I guess that’s about it. I hope I have a fun adventure tomorrow instead of staring death in the face. I’ve never seen a dead body quite like that before. My only other experience with dead bodies was in high school human anatomy class. We got to dissect human cadavers one evening but it didn’t seem real. We’d been working on cats all year and they had the faces covered so it was not exactly the same as seeing a person that you peripherally know being wheeled out of your favorite place. You want to know the weird thing? The only person who was upset by the dead bodies during that class was this big, jock, hip, black guy who claimed to be afraid of nothing. He went out and tossed his cookies several times. Poor boy. That had to be embarrassing.


2 Responses to “A Somber Adventure”

  1. lainey Says:

    Seeing someone die is a very difficult experience. A few years ago, I was the only person in my office and I noticed that the person in the next office had passed out or something and to make a long story short, he had had a heart attack and I had to call the paramedics, try and drag him out of his office chair (vey large man) with the help of one other man and attempt CPR which I don’t know at all. He ended up dying and I still wish that there had been more that I could have done. Like, if I had really known CPR maybe he wouldn’t have died. And I was also mad at myself for being really grossed out at the time. If it had been my dad, I would have wanted whoever found him to be kind and caring and not grossed out. Anyway, his family was really grateful to me for acting and not just assuming the guy was asleep at his desk, and they gave me a gardenia plant that I am bound and DETERMINED to keep alive no matter what.

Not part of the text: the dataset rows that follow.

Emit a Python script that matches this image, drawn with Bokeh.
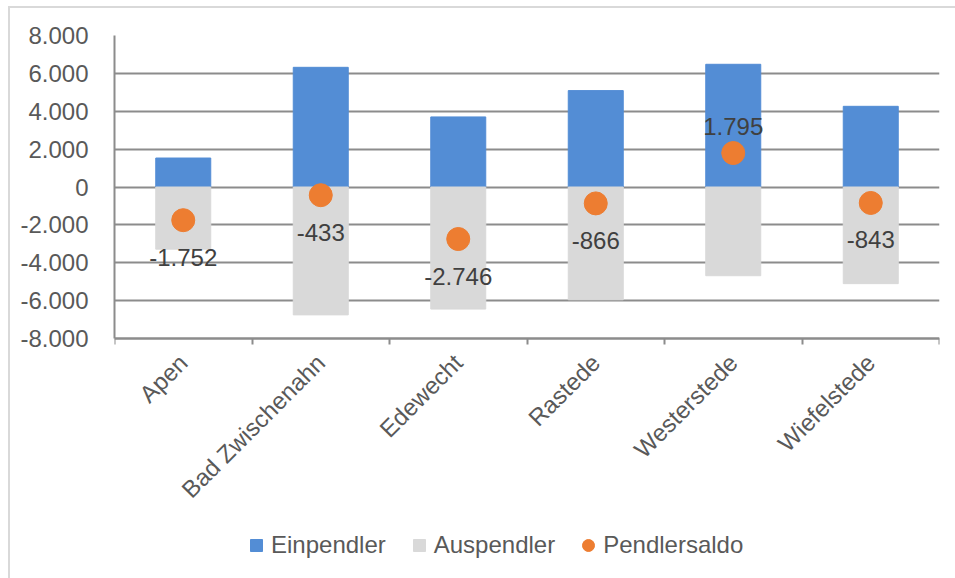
import math

from bokeh.core.properties import value
from bokeh.embed import file_html
from bokeh.models import (ColumnDataSource, FixedTicker, LabelSet, Legend,
                          LegendItem, Range1d)
from bokeh.plotting import figure
from bokeh.resources import INLINE

# Commuter figures per municipality
gemeinden = ["Apen", "Bad Zwischenahn", "Edewecht", "Rastede", "Westerstede", "Wiefelstede"]
einpendler = [1530, 6320, 3700, 5090, 6480, 4260]
auspendler = [3282, 6753, 6446, 5956, 4685, 5103]
pendlersaldo = [-1752, -433, -2746, -866, 1795, -843]

y_ticks = [-8000, -6000, -4000, -2000, 0, 2000, 4000, 6000, 8000]
y_tick_labels = ["-8.000", "-6.000", "-4.000", "-2.000", "0", "2.000", "4.000", "6.000", "8.000"]

BLUE = "#538DD5"
GREY = "#D9D9D9"
ORANGE = "#ED7D31"
AXIS_GREY = "#8c8c8c"
FONT = "Liberation Sans"
FONT_SIZE = "24px"

# Value axis occupies the top 303 px of the frame; the rest below holds
# the category labels and the legend.
AXIS_PX = 303
BELOW_PX = 240
y_min, y_max = y_ticks[0], y_ticks[-1]
y_start = y_min - (y_max - y_min) * BELOW_PX / AXIS_PX


def de_format(v):
    return f"{v:,}".replace(",", ".")


n = len(gemeinden)
centers = [i + 0.5 for i in range(n)]
source = ColumnDataSource(dict(
    x=centers,
    ein=einpendler,
    aus=[-a for a in auspendler],
    saldo=pendlersaldo,
    label=[de_format(v) for v in pendlersaldo],
    yoff=[27 if v > 0 else -37 for v in pendlersaldo],
))

p = figure(
    frame_width=825, frame_height=AXIS_PX + BELOW_PX,
    x_range=Range1d(0, n), y_range=Range1d(y_start, y_max),
    output_backend="svg", toolbar_location=None,
    min_border_left=104, min_border_right=16, min_border_top=27, min_border_bottom=0,
    margin=(6, 0, 0, 8),
    styles={"border-top": "2px solid #d9d9d9", "border-left": "2px solid #d9d9d9"},
)
p.outline_line_color = None
p.background_fill_color = "white"

# Bars above and below the zero line
p.vbar(x="x", top="ein", bottom=0, width=0.4, color=BLUE, source=source)
p.vbar(x="x", top=0, bottom="aus", width=0.4, color=GREY, source=source)
p.scatter(x="x", y="saldo", size=23, color=ORANGE, source=source)

p.add_layout(LabelSet(
    x="x", y="saldo", text="label", y_offset="yoff", source=source,
    text_align="center", text_baseline="middle",
    text_font=value(FONT), text_font_size=FONT_SIZE, text_color="#404040",
))

# Y axis and grid
p.yaxis.ticker = FixedTicker(ticks=y_ticks)
p.yaxis.bounds = (y_min, y_max)
p.yaxis.major_label_overrides = dict(zip(y_ticks, y_tick_labels))
p.yaxis.major_tick_line_color = None
p.yaxis.minor_tick_line_color = None
p.yaxis.axis_line_color = AXIS_GREY
p.yaxis.axis_line_width = 2
p.yaxis.major_label_standoff = 20
p.yaxis.major_label_text_font = FONT
p.yaxis.major_label_text_font_size = FONT_SIZE
p.yaxis.major_label_text_color = "#595959"
p.ygrid.ticker = FixedTicker(ticks=y_ticks)
p.ygrid.grid_line_color = AXIS_GREY
p.ygrid.grid_line_width = 2
p.xgrid.grid_line_color = None

# X axis at the bottom of the value range: names at the category centres,
# tick marks at the category boundaries
p.xaxis.fixed_location = y_min
p.xaxis.ticker = FixedTicker(ticks=centers, minor_ticks=list(range(n + 1)))
p.xaxis.major_label_overrides = dict(zip(centers, gemeinden))
p.xaxis.major_label_orientation = math.pi / 4
p.xaxis.major_tick_line_color = None
p.xaxis.minor_tick_line_color = AXIS_GREY
p.xaxis.minor_tick_line_width = 2
p.xaxis.minor_tick_out = 6
p.xaxis.minor_tick_in = 0
p.xaxis.axis_line_color = AXIS_GREY
p.xaxis.axis_line_width = 2
p.xaxis.major_label_standoff = 14
p.xaxis.major_label_text_font = FONT
p.xaxis.major_label_text_font_size = FONT_SIZE
p.xaxis.major_label_text_color = "#595959"

# Legend entries, underneath the category labels
leg_ein = p.scatter(x=[-10], y=[0], marker="square", size=12, color=BLUE)
leg_aus = p.scatter(x=[-10], y=[0], marker="square", size=12, color=GREY)
leg_saldo = p.scatter(x=[-10], y=[0], marker="circle", size=12, color=ORANGE)
legend = Legend(
    items=[
        LegendItem(label="Einpendler", renderers=[leg_ein]),
        LegendItem(label="Auspendler", renderers=[leg_aus]),
        LegendItem(label="Pendlersaldo", renderers=[leg_saldo]),
    ],
    orientation="horizontal", location=(127, 18),
    glyph_width=30, glyph_height=30, label_standoff=0, spacing=18,
    label_text_font=FONT, label_text_font_size=FONT_SIZE, label_text_color="#595959",
    border_line_color=None, background_fill_alpha=0, padding=0, margin=0,
)
p.add_layout(legend, "center")

open("out.html", "w").write(file_html(p, INLINE))
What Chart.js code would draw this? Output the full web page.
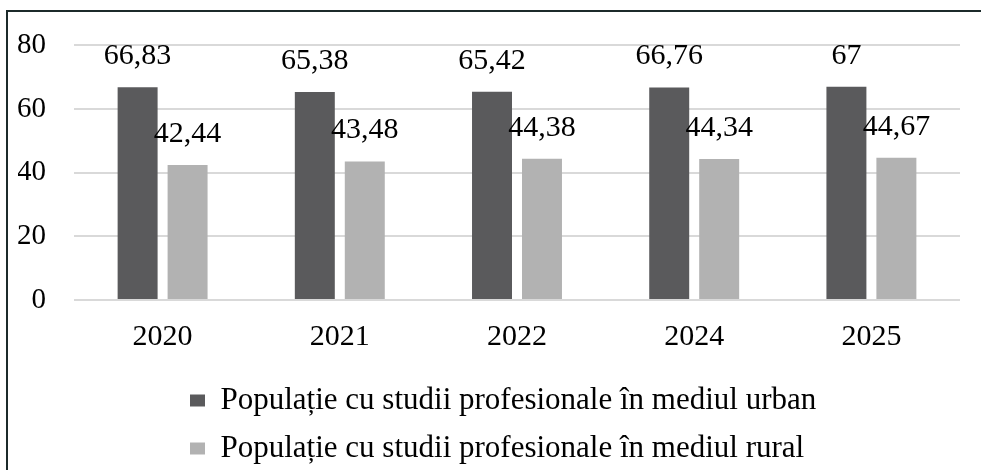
<!DOCTYPE html>
<html>
<head>
<meta charset="utf-8">
<script src="https://cdn.jsdelivr.net/npm/chart.js@4.4.1/dist/chart.umd.min.js"></script>
<style>
  html, body { margin: 0; padding: 0; background: #fff; }
  #wrap { position: relative; width: 981px; height: 470px; overflow: hidden; }
  #frame { position: absolute; left: 6px; top: 10px; width: 1000px; height: 500px;
           border-top: 2px solid #1c2a2a; border-left: 2px solid #1c2a2a; box-sizing: border-box; }
  canvas { position: absolute; left: 0; top: 0; }
</style>
</head>
<body>
<div id="wrap">
  <div id="frame"></div>
  <canvas id="c" width="981" height="474"></canvas>
</div>
<script>
const categories = ["2020", "2021", "2022", "2024", "2025"];
const urbanLabel = "Populație cu studii profesionale în mediul urban";
const ruralLabel = "Populație cu studii profesionale în mediul rural";
const urbanValues = [66.83, 65.38, 65.42, 66.76, 67];
const ruralValues = [42.44, 43.48, 44.38, 44.34, 44.67];
const yTicks = [0, 20, 40, 60, 80];

const FONT = "'Liberation Serif', 'Times New Roman', serif";

const valueLabels = {
  id: 'valueLabels',
  afterDatasetsDraw(chart) {
    const ctx = chart.ctx;
    ctx.save();
    ctx.font = "30px " + FONT;
    ctx.fillStyle = "#000";
    ctx.textAlign = "center";
    ctx.textBaseline = "middle";
    chart.data.datasets.forEach((ds, i) => {
      const meta = chart.getDatasetMeta(i);
      meta.data.forEach((el, j) => {
        const txt = String(ds.data[j]).replace('.', ',');
        ctx.fillText(txt, el.x, el.y - 31);
      });
    });
    ctx.restore();
  }
};

// move the left-aligned legend block to where the original has it
const legendShift = {
  id: 'legendShift',
  afterLayout(chart) {
    if (chart.legend) { chart.legend.left += 155; chart.legend.right += 155; }
  }
};

new Chart(document.getElementById('c'), {
  type: 'bar',
  data: {
    labels: categories,
    datasets: [
      { label: urbanLabel, data: urbanValues, backgroundColor: '#5a5a5c',
        categoryPercentage: 0.564, barPercentage: 0.8 },
      { label: ruralLabel, data: ruralValues, backgroundColor: '#b2b2b2',
        categoryPercentage: 0.564, barPercentage: 0.8 }
    ]
  },
  options: {
    responsive: false,
    animation: false,
    layout: { padding: { left: 18, right: 21, top: 43, bottom: 0 } },
    scales: {
      x: {
        grid: { display: false, drawTicks: false },
        border: { display: false },
        ticks: { font: { family: FONT, size: 30 }, color: '#000', padding: 19 },
        afterFit(scale) { scale.height = 68; }
      },
      y: {
        min: 0, max: 80,
        afterBuildTicks(axis) { axis.ticks = yTicks.map(v => ({ value: v })); },
        grid: { color: '#d9d9d9', lineWidth: 2, drawTicks: false },
        border: { display: false },
        ticks: { font: { family: FONT, size: 29 }, color: '#000', padding: 28 },
        afterFit(scale) { scale.width = 56; }
      }
    },
    plugins: {
      legend: {
        position: 'bottom',
        align: 'start',
        labels: { font: { family: FONT, size: 31 }, color: '#000', boxWidth: 15, boxHeight: 12, padding: 17 }
      },
      tooltip: { enabled: false }
    }
  },
  plugins: [valueLabels, legendShift]
});
</script>
</body>
</html>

    Way more than you wanted to know, I’m sure…your story just reminded me of my experience.

  2. Margie Says:

    Wow! I don’t know how I’d react. I think I’d freak if I found him, but just seeing the paramedics work on someone? I don’t know, It’s a very sobering moment, though. I’ve been to funerals before, but I think seeing someone in a natural place (like at a pool) and they are dead… it would shake me up!